Stored entries
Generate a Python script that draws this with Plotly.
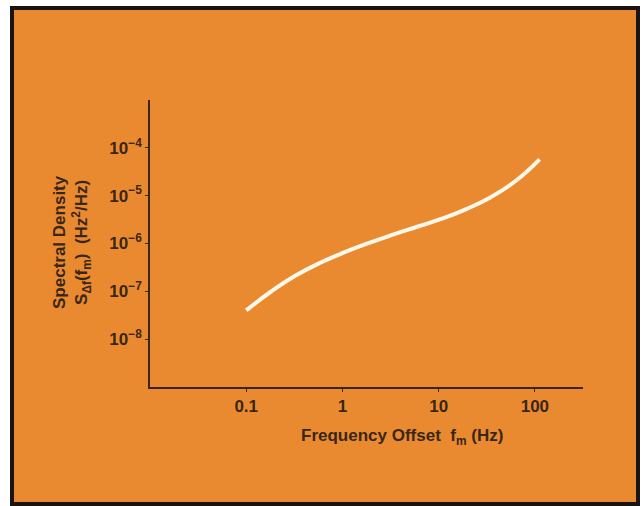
import plotly.graph_objects as go

# Data
freq_hz = [0.1, 0.18, 0.32, 0.58, 1.04, 1.87, 3.35, 6.0, 10.8, 19.4, 34.8, 62.5, 112]
spectral_density = [4.0e-8, 9.8e-8, 2.09e-7, 3.9e-7, 6.5e-7, 1.02e-6, 1.53e-6,
                    2.24e-6, 3.3e-6, 5.25e-6, 9.3e-6, 2.0e-5, 5.75e-5]

x_tickvals = [0.1, 1, 10, 100]
x_ticktext = ["0.1", "1", "10", "100"]
y_tickvals = [1e-8, 1e-7, 1e-6, 1e-5, 1e-4]
y_ticktext = ["10<sup>\u22128</sup>", "10<sup>\u22127</sup>", "10<sup>\u22126</sup>",
              "10<sup>\u22125</sup>", "10<sup>\u22124</sup>"]

ORANGE = "#E98A30"
INK = "#3a2616"
FONT = "Liberation Sans Narrow, Liberation Sans, Arial"

W, H = 644, 506
L, R, T, B = 150, 61, 100, 119
pw, ph = W - L - R, H - T - B

def px_x(px):
    return (px - L) / pw

def px_y(py):
    return (H - B - py) / ph

fig = go.Figure()
fig.add_trace(go.Scatter(
    x=freq_hz, y=spectral_density, mode="lines",
    line=dict(color="#FFF7E8", width=4, shape="spline", smoothing=1.3),
    hoverinfo="skip", showlegend=False,
))

fig.update_layout(
    width=W, height=H,
    margin=dict(l=L, r=R, t=T, b=B),
    paper_bgcolor="white",
    plot_bgcolor="rgba(0,0,0,0)",
    showlegend=False,
    xaxis=dict(
        type="log", range=[-2, 2.5],
        tickvals=x_tickvals, ticktext=x_ticktext,
        showgrid=False, zeroline=False,
        showline=True, linecolor=INK, linewidth=1.5,
        ticks="outside", ticklen=3, tickcolor=INK,
        tickfont=dict(family=FONT, size=17, color=INK, weight="bold"),
    ),
    yaxis=dict(
        type="log", range=[-9, -3],
        tickvals=y_tickvals, ticktext=y_ticktext,
        showgrid=False, zeroline=False,
        showline=True, linecolor=INK, linewidth=1.5,
        ticks="outside", ticklen=3, tickcolor=INK,
        tickfont=dict(family=FONT, size=17, color=INK, weight="bold"),
    ),
    shapes=[dict(
        type="rect", xref="paper", yref="paper", layer="below",
        x0=px_x(12), x1=px_x(638), y0=px_y(504), y1=px_y(8),
        fillcolor=ORANGE, line=dict(color="#1a1410", width=4),
    )],
    annotations=[
        dict(
            text="Frequency Offset  f<sub>m</sub> (Hz)",
            xref="paper", yref="paper", x=px_x(402), y=px_y(437),
            xanchor="center", yanchor="middle", showarrow=False,
            font=dict(family=FONT, size=17, color=INK, weight="bold"),
        ),
        dict(
            text="Spectral Density<br>S<sub>\u0394f</sub>(f<sub>m</sub>)  (Hz<sup>2</sup>/Hz)",
            xref="paper", yref="paper", x=px_x(72), y=px_y(242),
            xanchor="center", yanchor="middle", showarrow=False, textangle=-90,
            font=dict(family=FONT, size=17, color=INK, weight="bold"),
        ),
    ],
)

fig.write_html("out.html")
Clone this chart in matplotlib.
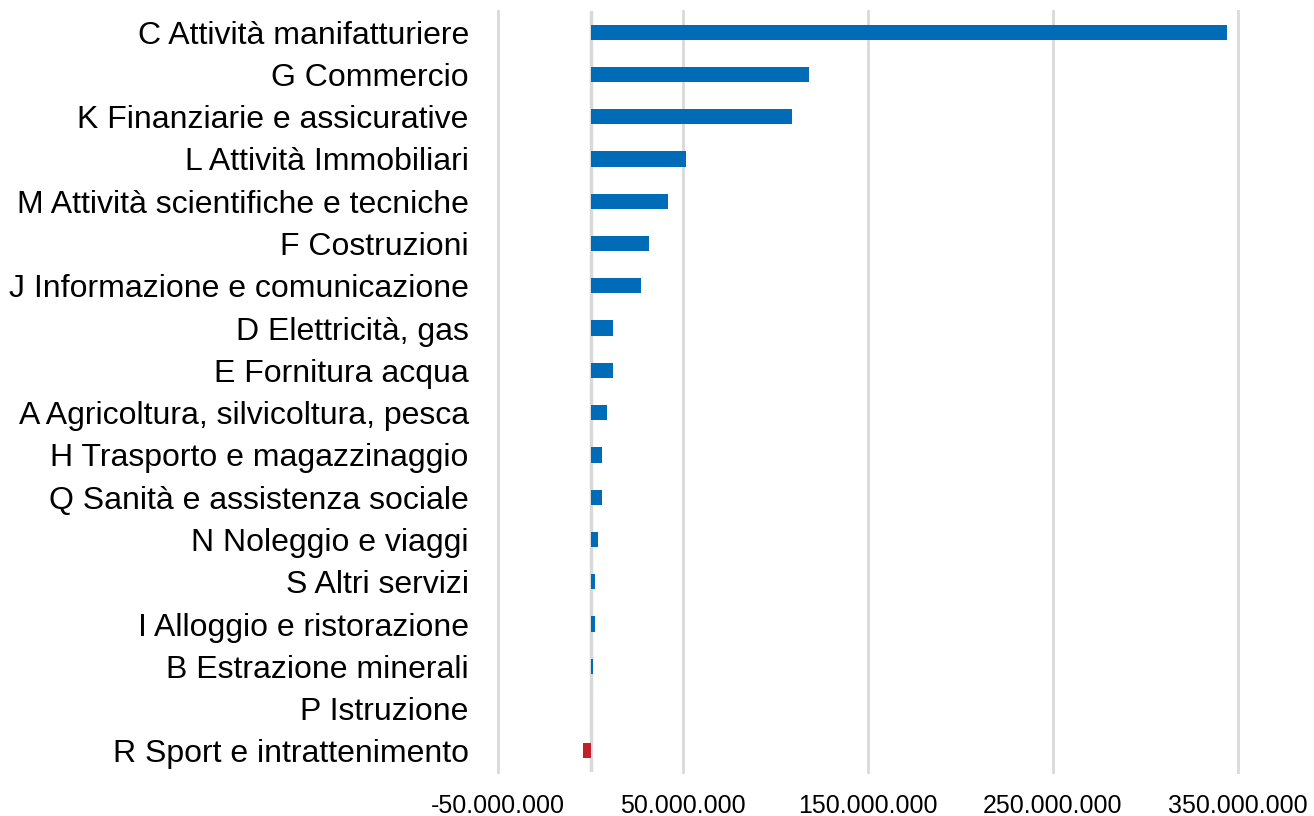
import matplotlib
matplotlib.use("Agg")
import matplotlib.pyplot as plt
from matplotlib.ticker import FuncFormatter

CATEGORIES = [
    "C Attività manifatturiere",
    "G Commercio",
    "K Finanziarie e assicurative",
    "L Attività Immobiliari",
    "M Attività scientifiche e tecniche",
    "F Costruzioni",
    "J Informazione e comunicazione",
    "D Elettricità, gas",
    "E Fornitura acqua",
    "A Agricoltura, silvicoltura, pesca",
    "H Trasporto e magazzinaggio",
    "Q Sanità e assistenza sociale",
    "N Noleggio e viaggi",
    "S Altri servizi",
    "I Alloggio e ristorazione",
    "B Estrazione minerali",
    "P Istruzione",
    "R Sport e intrattenimento",
]
VALUES = [
    344_200_000, 118_200_000, 109_000_000, 51_600_000, 41_700_000,
    31_400_000, 27_400_000, 12_400_000, 12_400_000, 8_700_000,
    6_300_000, 6_100_000, 4_200_000, 2_300_000, 2_200_000,
    1_200_000, 400_000, -3_900_000,
]
X_TICKS = [-50_000_000, 50_000_000, 150_000_000, 250_000_000, 350_000_000]

BLUE = "#006bb6"
RED = "#c0202a"
GRID = "#d9d9d9"

plt.rcParams["font.family"] = ["Liberation Sans", "DejaVu Sans"]


def fmt(v, _pos=None):
    return f"{int(round(v)):,}".replace(",", ".")


fig = plt.figure(figsize=(13.14, 8.16), dpi=100)
ax = fig.add_axes([498 / 1314, 1 - 772 / 816, (1238 - 498) / 1314, (772 - 11) / 816])

y = list(range(len(CATEGORIES)))
colors = [RED if v < 0 else BLUE for v in VALUES]
ax.barh(y, VALUES, height=0.36, color=colors, zorder=3)

ax.set_ylim(len(CATEGORIES) - 0.5, -0.5)
ax.set_xlim(-50_000_000, 350_000_000)
ax.set_yticks(y)
ax.set_yticklabels(CATEGORIES, fontsize=23)
ax.set_xticks(X_TICKS)
ax.xaxis.set_major_formatter(FuncFormatter(fmt))
ax.tick_params(axis="x", labelsize=18, length=0, pad=16)
ax.tick_params(axis="y", length=0, pad=21)

ax.grid(axis="x", color=GRID, linewidth=2, zorder=0)
for line in ax.get_xgridlines():
    line.set_clip_on(False)
ax.axvline(0, color=GRID, linewidth=2.5, zorder=1)
for sp in ax.spines.values():
    sp.set_visible(False)

fig.savefig("out.png", dpi=100)
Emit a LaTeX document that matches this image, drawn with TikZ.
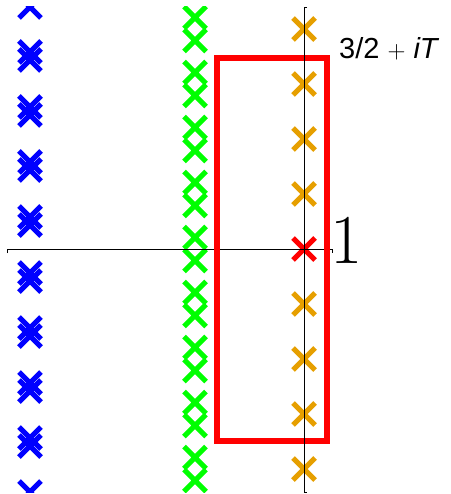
\documentclass[tikz,border=0pt]{standalone}
\usepackage{fontspec}
\newfontfamily\labelsans{Liberation Sans}
\definecolor{zeroorange}{RGB}{230,159,0}
\definecolor{zerogreen}{RGB}{0,255,0}
\begin{document}
\begin{tikzpicture}[x=1pt,y=-1pt,
  xmark/.pic={\draw (-11,-11) -- (11,11) (-11,11) -- (11,-11);},
  marker/.style={line width=5.2pt},
  axisline/.style={line width=0.9pt, black},
  contour/.style={line width=5.6pt, red}]
\useasboundingbox (0,0) rectangle (450,494);

% zeros and pole, clipped to the plot range
\begin{scope}
  \clip (0,7) rectangle (450,492);
  % double zeros on the far left
  \foreach \k in {0,...,3}{
    \pgfmathsetmacro\d{28+55*\k}
    \pic[blue, marker] at (30,249-\d-4) {xmark};
    \pic[blue, marker] at (30,249-\d+4) {xmark};
    \pic[blue, marker] at (30,249+\d-4) {xmark};
    \pic[blue, marker] at (30,249+\d+4) {xmark};
  }
  % the ones cut by the plot range
  \pic[blue, marker] at (30,7) {xmark};
  \pic[blue, marker] at (30,492) {xmark};
  % pairs of zeros in the middle column
  \foreach \k in {-4,...,4}{
    \pic[zerogreen, marker] at (195,249+55*\k-11.5) {xmark};
    \pic[zerogreen, marker] at (195,249+55*\k+11.5) {xmark};
  }
  % zeros on the line through the pole
  \foreach \k in {-4,-3,-2,-1,1,2,3,4}{
    \pic[zeroorange, marker] at (304,249+55*\k) {xmark};
  }
  % the pole
  \pic[red, marker] at (304,249) {xmark};
\end{scope}

% horizontal axis
\coordinate (hl) at (7,249.5);
\coordinate (hr) at (332,249.5);
\draw[axisline] ([yshift=-3.5pt]hl) -- (hl) -- (hr) -- ([yshift=-3.5pt]hr);

% integration contour
\draw[contour] (217,58) rectangle (327,441);

% vertical axis
\coordinate (vt) at (304,7);
\coordinate (vb) at (304,492);
\draw[axisline] ([xshift=3pt]vt) -- (vt) -- (vb) -- ([xshift=3pt]vb);

% labels
\node[anchor=base west, inner sep=0pt, font=\fontsize{70}{70}\selectfont] (one) at (330,263) {1};
\node[anchor=base west, inner sep=0pt, font=\labelsans\fontsize{29}{29}\selectfont] (corner) at (339,59) {3/2 $+$ \textit{iT}};
\end{tikzpicture}
\end{document}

## Instruction
Where a line holds "matplotlib", copy that line.

## Final answer
Clone this chart in matplotlib.
import matplotlib
matplotlib.use("Agg")
import matplotlib.pyplot as plt
from matplotlib.ticker import FuncFormatter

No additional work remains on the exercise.